PENDAHULUAN

Masalah hubungan agama dan akhlaq, telah lama menyibukkan para filosof, teolog dan ilmuan-ilmuan akhlaq. Dengan melihat sepintas lalu terhadap tradisi-tradisi sejarah kehidupan manusia, dapat disaksikan keselarasan, kesesuaian, kesatuan ukuran-ukuran, keharusan-keharusan, dan norma-norma akhlaq dengan perintah-perintah agama dalam berbagai masyarakat dan bangsa. Istilah-istilah akhlaq Islam, Yahudi, Masehi, Hindu, dan Budha, merupakan bukti atas apa yang kami ungkapkan di atas.

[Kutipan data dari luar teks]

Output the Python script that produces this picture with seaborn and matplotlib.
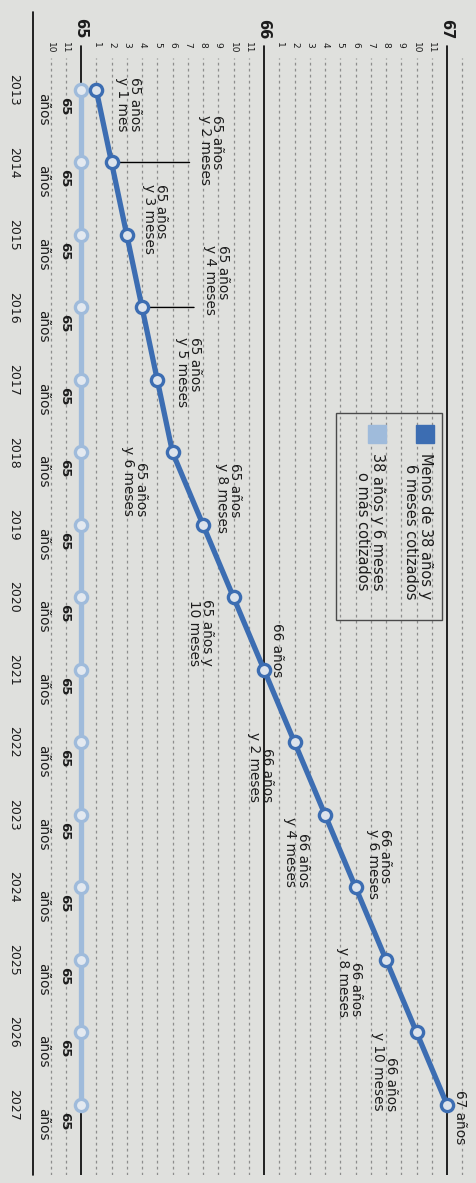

Oleh sebab itu, terkadang hubungan yang dalam di antara dua fenomena ini (agama dan akhlaq) bisa 
melalaikan para peneliti dalam memisahkan pemikiran akhlaq dari dimensi-dimensi lain kehidupan agama.

Pembahasan-pembahasan pemikir dan filosof seperti Sokrates dan Plato yang berdasarkan atas kemandirian dua fenomena agama dan akhlaq, teori pemisahan Karl Marx dan Sigmund Freud, klaim ketidaksesuaian di antara keduanya, dan wacana antara pengikut mazhab ‘adliyyah dan asy’ariyyah tentang kebaikan dan keburukan akal dan syar’i perbuatan-perbuatan manusia, semuanya mengisahkan bahwa masalah agama dan akhlaq ini mempunyai usia dan sejarah yang amat panjang. Mungkin hal ini disebabkan karena agama dan akhlaq senantiasa menyertai manusia sejak awal keberadaannya serta dua fenomena ini timbul dari tabiat dan fitrah manusia.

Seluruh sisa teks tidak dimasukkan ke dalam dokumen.